All of this is good work.  But it is not original.  It is founded deeply in the teachings of Jesus.  Consider this passage from Mark 12:28-34:

And one of the scribes came up and heard them disputing with one another, and seeing that he answered them well, asked him, “Which commandment is the most important of all?” 29 Jesus answered, “The most important is, ‘Hear, O Israel: The Lord our God, the Lord is one. 30 And you shall love the Lord your God with all your heart and with all your soul and with all your mind and with all your strength.’ 31 The second is this: ‘You shall love your neighbor as yourself.’ There is no other commandment greater than these.” 32 And the scribe said to him, “You are right, Teacher.
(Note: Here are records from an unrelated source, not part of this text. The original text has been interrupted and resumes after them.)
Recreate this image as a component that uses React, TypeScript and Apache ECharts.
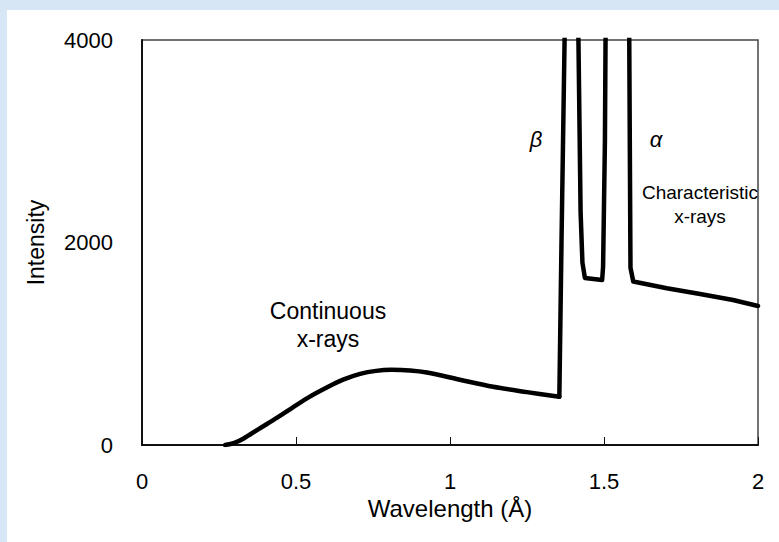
import React, { useEffect, useRef } from "react";
import * as echarts from "echarts";

// Continuous spectrum (bremsstrahlung)
const contWavelength = [
  0.27, 0.3, 0.33, 0.38, 0.44, 0.49, 0.545, 0.6, 0.653, 0.708, 0.76, 0.81, 0.87, 0.925,
  1.032, 1.14, 1.25, 1.355,
];
const contIntensity = [
  0, 22, 65, 160, 272, 372, 478, 568, 645, 702, 732, 742, 736, 716,
  645, 575, 522, 476,
];
// Characteristic lines (K-beta, K-alpha) and the continuum after them
const charWavelength = [
  1.355, 1.362, 1.372, 1.374, 1.415, 1.417, 1.424, 1.43, 1.438, 1.494, 1.497,
  1.503, 1.505, 1.507, 1.58, 1.582, 1.586, 1.595, 1.704, 1.812, 1.919, 2.0,
];
const charIntensity = [
  476, 2000, 4000, 4300, 4300, 4000, 2300, 1800, 1650, 1630, 1760,
  3000, 4000, 4300, 4300, 4000, 1750, 1615, 1548, 1491, 1432, 1373,
];
const xTicks = [0, 0.5, 1, 1.5, 2];
const yTicks = [0, 2000, 4000];
const xTitle = "Wavelength (Å)";
const yTitle = "Intensity";
const notes = [
  { text: "Continuous\nx-rays", x: 321, y: 315, size: 23, italic: false },
  { text: "β", x: 529, y: 129, size: 22, italic: true },
  { text: "α", x: 649, y: 129, size: 22, italic: true },
  { text: "Characteristic\nx-rays", x: 693, y: 194, size: 19, italic: false },
];

const FONT = "'Liberation Sans', Arial, sans-serif";

export default function App() {
  const ref = useRef<HTMLDivElement>(null);
  useEffect(() => {
    if (!ref.current) return;
    const chart = echarts.init(ref.current, undefined, { renderer: "svg" });
    const lineStyle = { color: "#000", width: 4.5, join: "round", cap: "round" };
    chart.setOption({
      animation: false,
      backgroundColor: "#ffffff",
      grid: {
        left: 135,
        top: 30,
        right: 41,
        bottom: 115,
        show: true,
        borderColor: "#444",
        borderWidth: 1.5,
      },
      xAxis: {
        type: "value",
        min: xTicks[0],
        max: xTicks[xTicks.length - 1],
        interval: 0.5,
        name: xTitle,
        nameLocation: "middle",
        nameGap: 51,
        nameTextStyle: { fontFamily: FONT, fontSize: 24, color: "#000" },
        axisLine: { show: true, onZero: false, lineStyle: { color: "#111", width: 2 } },
        axisTick: { show: true, inside: true, length: 8, lineStyle: { color: "#111", width: 1 } },
        axisLabel: { margin: 25, fontFamily: FONT, fontSize: 22, color: "#000" },
        splitLine: { show: false },
      },
      yAxis: {
        type: "value",
        min: yTicks[0],
        max: yTicks[yTicks.length - 1],
        interval: 2000,
        name: yTitle,
        nameLocation: "middle",
        nameGap: 95,
        nameRotate: 90,
        nameTextStyle: { fontFamily: FONT, fontSize: 23, color: "#000" },
        axisLine: { show: true, onZero: false, lineStyle: { color: "#111", width: 2 } },
        axisTick: { show: false },
        axisLabel: {
          margin: 29,
          fontFamily: FONT,
          fontSize: 22,
          color: "#000",
          formatter: (v: number) => String(v),
        },
        splitLine: { show: false },
      },
      series: [
        {
          type: "line",
          data: contWavelength.map((w, i) => [w, contIntensity[i]]),
          smooth: 0.35,
          showSymbol: false,
          symbol: "none",
          clip: true,
          lineStyle,
        },
        {
          type: "line",
          data: charWavelength.map((w, i) => [w, charIntensity[i]]),
          showSymbol: false,
          symbol: "none",
          clip: true,
          lineStyle,
        },
      ],
      graphic: notes.map((n) => ({
        type: "text",
        x: n.x,
        y: n.y,
        style: {
          text: n.text,
          fontFamily: FONT,
          fontSize: n.size,
          fontStyle: n.italic ? "italic" : "normal",
          fill: "#000",
          align: "center",
          verticalAlign: "middle",
          lineHeight: n.size + 5,
        },
      })),
    });
    return () => chart.dispose();
  }, []);
  return (
    <div style={{ position: "fixed", left: 0, top: 0, width: 800, height: 560, background: "#d6e6f4", overflow: "hidden" }}>
      <div ref={ref} style={{ position: "absolute", left: 7, top: 10, width: 792, height: 550 }} />
    </div>
  );
}
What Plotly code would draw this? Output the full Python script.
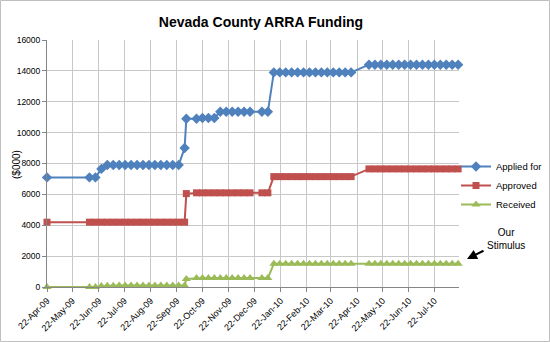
import plotly.graph_objects as go

dates = [
    "2009-04-22", "2009-06-11", "2009-06-18", "2009-06-25", "2009-07-02", "2009-07-09",
    "2009-07-16", "2009-07-23", "2009-07-30", "2009-08-06", "2009-08-13", "2009-08-20",
    "2009-08-27", "2009-09-03", "2009-09-10", "2009-09-17", "2009-09-24", "2009-10-01",
    "2009-10-03", "2009-10-15", "2009-10-22", "2009-10-29", "2009-11-05", "2009-11-12",
    "2009-11-19", "2009-11-26", "2009-12-03", "2009-12-10", "2009-12-17", "2009-12-31",
    "2010-01-07", "2010-01-14", "2010-01-21", "2010-01-28", "2010-02-04", "2010-02-11",
    "2010-02-18", "2010-02-25", "2010-03-04", "2010-03-11", "2010-03-18", "2010-03-25",
    "2010-04-01", "2010-04-08", "2010-04-15", "2010-05-06", "2010-05-13", "2010-05-20",
    "2010-05-27", "2010-06-03", "2010-06-10", "2010-06-17", "2010-06-24", "2010-07-01",
    "2010-07-08", "2010-07-15", "2010-07-22", "2010-07-29", "2010-08-05", "2010-08-12",
    "2010-08-19",
]

applied_for = [
    7100, 7100, 7100, 7650, 7900, 7900, 7900, 7900, 7900, 7900, 7900, 7900, 7900, 7900,
    7900, 7900, 7900, 9000, 10900, 10900, 10950, 10950, 10950, 11350, 11350, 11350, 11350,
    11350, 11350, 11350, 11350, 13900, 13900, 13900, 13900, 13900, 13900, 13900, 13900,
    13900, 13900, 13900, 13900, 13900, 13900, 14400, 14400, 14400, 14400, 14400, 14400,
    14400, 14400, 14400, 14400, 14400, 14400, 14400, 14400, 14400, 14400,
]

approved = [
    4200, 4200, 4200, 4200, 4200, 4200, 4200, 4200, 4200, 4200, 4200, 4200, 4200, 4200,
    4200, 4200, 4200, 4200, 6050, 6100, 6100, 6100, 6100, 6100, 6100, 6100, 6100, 6100,
    6100, 6100, 6100, 7150, 7150, 7150, 7150, 7150, 7150, 7150, 7150, 7150, 7150, 7150,
    7150, 7150, 7150, 7650, 7650, 7650, 7650, 7650, 7650, 7650, 7650, 7650, 7650, 7650,
    7650, 7650, 7650, 7650, 7650,
]

received = [
    0, 0, 0, 60, 80, 80, 90, 90, 100, 100, 100, 100, 100, 100, 100, 100, 100, 100, 520,
    580, 580, 580, 580, 580, 580, 580, 580, 580, 580, 580, 580, 1500, 1500, 1500, 1500,
    1500, 1500, 1500, 1500, 1500, 1500, 1500, 1500, 1500, 1500, 1500, 1500, 1500, 1500,
    1500, 1500, 1500, 1500, 1500, 1500, 1500, 1500, 1500, 1500, 1500, 1500,
]

tick_dates = [
    "2009-04-22", "2009-05-22", "2009-06-22", "2009-07-22", "2009-08-22", "2009-09-22",
    "2009-10-22", "2009-11-22", "2009-12-22", "2010-01-22", "2010-02-22", "2010-03-22",
    "2010-04-22", "2010-05-22", "2010-06-22", "2010-07-22",
]
tick_labels = [
    "22-Apr-09", "22-May-09", "22-Jun-09", "22-Jul-09", "22-Aug-09", "22-Sep-09",
    "22-Oct-09", "22-Nov-09", "22-Dec-09", "22-Jan-10", "22-Feb-10", "22-Mar-10",
    "22-Apr-10", "22-May-10", "22-Jun-10", "22-Jul-10",
]
y_ticks = [0, 2000, 4000, 6000, 8000, 10000, 12000, 14000, 16000]
y_tick_labels = ["0", "2000", "4000", "6000", "8000", "10000", "12000", "14000", "16000"]

FONT = "Liberation Sans"
W, H = 550, 342
L, R, T, B = 47, 91, 40, 55
PW, PH = W - L - R, H - T - B


def px(x):
    return (x - L) / PW


def py(y):
    return (H - B - y) / PH


fig = go.Figure()
fig.add_trace(go.Scatter(
    x=dates, y=applied_for, name="Applied for", mode="lines+markers",
    line=dict(color="#4F81BD", width=2),
    marker=dict(symbol="diamond", size=8, color="#4F81BD"),
    cliponaxis=False,
))
fig.add_trace(go.Scatter(
    x=dates, y=approved, name="Approved", mode="lines+markers",
    line=dict(color="#C0504D", width=2),
    marker=dict(symbol="square", size=7, color="#C0504D"),
    cliponaxis=False,
))
fig.add_trace(go.Scatter(
    x=dates, y=received, name="Received", mode="lines+markers",
    line=dict(color="#9BBB59", width=2),
    marker=dict(symbol="triangle-up", size=8, color="#9BBB59"),
    cliponaxis=False,
))

fig.update_layout(
    width=W, height=H, autosize=False,
    margin=dict(l=L, r=R, t=T, b=B, pad=0, autoexpand=False),
    paper_bgcolor="white", plot_bgcolor="white",
    font=dict(family=FONT, size=9, color="black"),
    title=dict(text="<b>Nevada County ARRA Funding</b>", x=261 / W, xanchor="center",
               y=1 - 22 / H, yanchor="middle", font=dict(size=14, family=FONT)),
    legend=dict(x=px(456), y=py(152), xanchor="left", yanchor="top",
                font=dict(size=9.5, family=FONT), itemwidth=30,
                bgcolor="rgba(0,0,0,0)", tracegroupgap=0),
    showlegend=True,
)
fig.update_xaxes(
    type="date", range=["2009-04-22", "2010-08-20"],
    tickmode="array", tickvals=tick_dates, ticktext=tick_labels, tickangle=-45,
    showgrid=True, gridcolor="#C8C8C8", gridwidth=1,
    showline=True, linecolor="#868686", linewidth=1,
    ticks="outside", ticklen=4, tickcolor="#868686",
    tickfont=dict(size=9), zeroline=False, automargin=False,
)
fig.update_yaxes(
    range=[0, 16000], tickmode="array", tickvals=y_ticks, ticktext=y_tick_labels,
    showgrid=True, gridcolor="#C8C8C8", gridwidth=1,
    showline=True, linecolor="#868686", linewidth=1,
    ticks="outside", ticklen=4, tickcolor="#868686",
    tickfont=dict(size=8.5), zeroline=False, automargin=False,
)

fig.add_annotation(x=px(16), y=py(165), xref="paper", yref="paper", text="($000)",
                   textangle=-90, showarrow=False, font=dict(size=10),
                   xanchor="center", yanchor="middle")
fig.add_annotation(x=px(506), y=py(239), xref="paper", yref="paper",
                   text="Our<br>Stimulus", showarrow=False, font=dict(size=10),
                   align="center", xanchor="center", yanchor="middle")
fig.add_annotation(x=px(467), y=py(259), xref="paper", yref="paper", text="",
                   showarrow=True, arrowhead=2, arrowsize=1, arrowwidth=2,
                   arrowcolor="black", ax=18, ay=-9)

fig.add_shape(type="rect", xref="paper", yref="paper",
              x0=px(0.5), x1=px(549.5), y0=py(341.5), y1=py(0.5),
              line=dict(color="#BFBFBF", width=1), layer="below")

fig.write_html("out.html")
You have truly said that he is one, and there is no other besides him. 33 And to love him with all the heart and with all the understanding and with all the strength, and to love one’s neighbor as oneself, is much more than all whole burnt offerings and sacrifices.” 34 And when Jesus saw that he answered wisely, he said to him, “You are not far from the kingdom of God.” And after that no one dared to ask him any more questions.” (For parallel passages see Matthew 22:37-38 and Luke 10:25-28, the preface to the parable of the Good Samaritan in Luke 10:29-37).

These statements may seem counter to other statements by Jesus where he talked about “dividing people,” but that was in reference to loyalty to him above others. See Matthew 10:34-39).

We no doubt live in a very divided world.  But the challenge Jesus gives us is to become “weavers.”   For our discussion, let’s think about how we can live out the concept of being of a weaver, and of fulfilling the first and second commandments above.